ロバート・D・カプランの『インド洋圏が、世界を動かす』(インターシフト、2012)は、実に興味深い本だ。著者は1952年生まれの米国の国際ジャーナリストで、米国政権のブレーンでもあるそうだ。その類い稀な行動力に基づく該博な知識と丹念な取材に裏打ちされた本書は、読む者に多くの示唆と刺激を与えてくれる。
ユーラシア大陸がモンゴルの世界征服に代表されるような軍事力の投射の源泉になってきたとすれば、その南方に広がる広大な海域(インド洋とシナ海を併せたインド洋圏)は、交易を通じての経済力の蓄積の源泉となってきた。それは梅棹忠夫の「文明の生態史観」や川勝平太の「文明の海洋史観」、あるいは岡田英弘の「世界史の誕生」論が説いてきたところでもある。
では、米国の軍事的覇権が不可避的に衰退する21世紀において、インド洋圏は誰がどのような形で制することになるだろうか。衰えつつあるとはいえ、依然としてナンバーワンの海・空軍力を擁する米国と急激に勢力を伸張しつつある中国が互いに角逐する二大パワーとなることはほとんど自明だが、その間にあってインドが果たす戦略的な役割は極めて大きいと思われる。
そこで思い出されるのが、国際政治学者のジョージ・モデルスキーがかつて提唱した「世界指導国の交代理論」だ。モデルスキーによれば、世界指導国の役割を占めるのは海洋国で、これに大陸国が海軍力を拡張して挑戦することで世界戦争が勃発する。世界戦争の勝者となるのは、衰退に向かっているもとの指導国ではなく、その同盟国ナンバー2としてのし上がってきた新たな海洋国になる。
すなわち、 16世紀の海洋国ポルトガルと大陸国スペインの対決は、ポルトガルのナンバー2の海洋国オランダを17世紀の新たな世界指導国に押し上げる結果となった。オランダは大陸国フランスと対決し、結果的に18世紀の新たな世界指導国の座には、オランダのナンバー2だった海洋国イギリスがついた。イギリスは大陸国フランスの挑戦を受けたが、 18世紀には有力なナンバー2が欠けていたのに加えて、自力で産業革命に成功したおかげで、 19世紀の世界指導国に返り咲くことができた。
19世紀にイギリスの挑戦国となったのは大陸国のドイツだったが、今回は米国という有力な海洋国が、ナンバー2として衰退するイギリスを支えた結果、 20世紀の世界指導国の地位をイギリスから譲り受けることに成功した。 20世紀に米国の覇権に挑戦したのは大陸国のソ連だったが、ソ連は冷戦の過程で自壊してしまった。
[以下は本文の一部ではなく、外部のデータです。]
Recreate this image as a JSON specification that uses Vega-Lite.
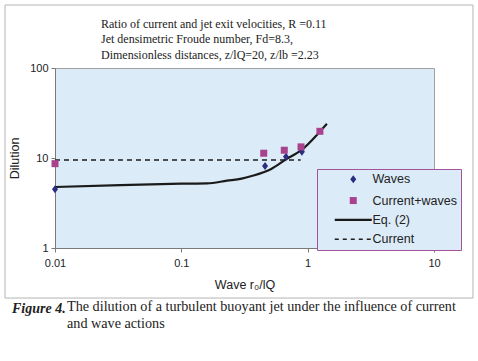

他方、20世紀の後半に米国のナンバー2として目覚ましい経済発展を果たした日本は、一時は「ジャパン・アズ・ナンバー1」などともて囃されたものの、これまた途中で失速した。その間米国は、自力で新しい産業革命や情報革命の展開に成功し、 21世紀になっても世界指導国の座を維持し続けることができ、新たな挑戦国として大陸国の中国を迎えた。その中国が今、核兵器の開発と保有、急速な産業化の両面で成功を収め、ついに海軍力の拡張に大々的に乗り出すにいたっている。
カプランによれば、米中間の競争は20世紀の米ソの冷戦よりは、より平和的で相互協力的な性格の強いものになりそうだが、対決の要素を、完全に払しょくすることは難しいだろう。そこで浮かび上がってくるのが、新興海洋国としてのインドが米国のナンバー2として果たしうる戦略的な役割の重要性である。
ここでモデルスキーのもとの仮説に戻れば、世界指導国(とそのナンバー2となる国)の地理的な位置は一貫して東から西に移動している。すなわち、ポルトガル→オランダ→イギリス→米国、といった具合にである。他方、挑戦国の位置は、一貫して西から東に移動している。すなわち、スペイン→フランス→ドイツ→ソ連、といった具合にである。
この議論をさらに延長すれば、 21世紀の挑戦国がソ連の東に位置する中国となり、22世紀の新しい世界指導国がアメリカの西にあるインドになると想像することは、まったく荒唐無稽な話でもないかもしれない。西と東に向かっていたパワーの流れは、ここに来て遂に交叉したのである。
21世紀のアメリカと中国がそれぞれ自壊に向かう傾向を今後強めていくものとすれば、インドとインド洋圏の可能性はさらに大きなものになるだろう。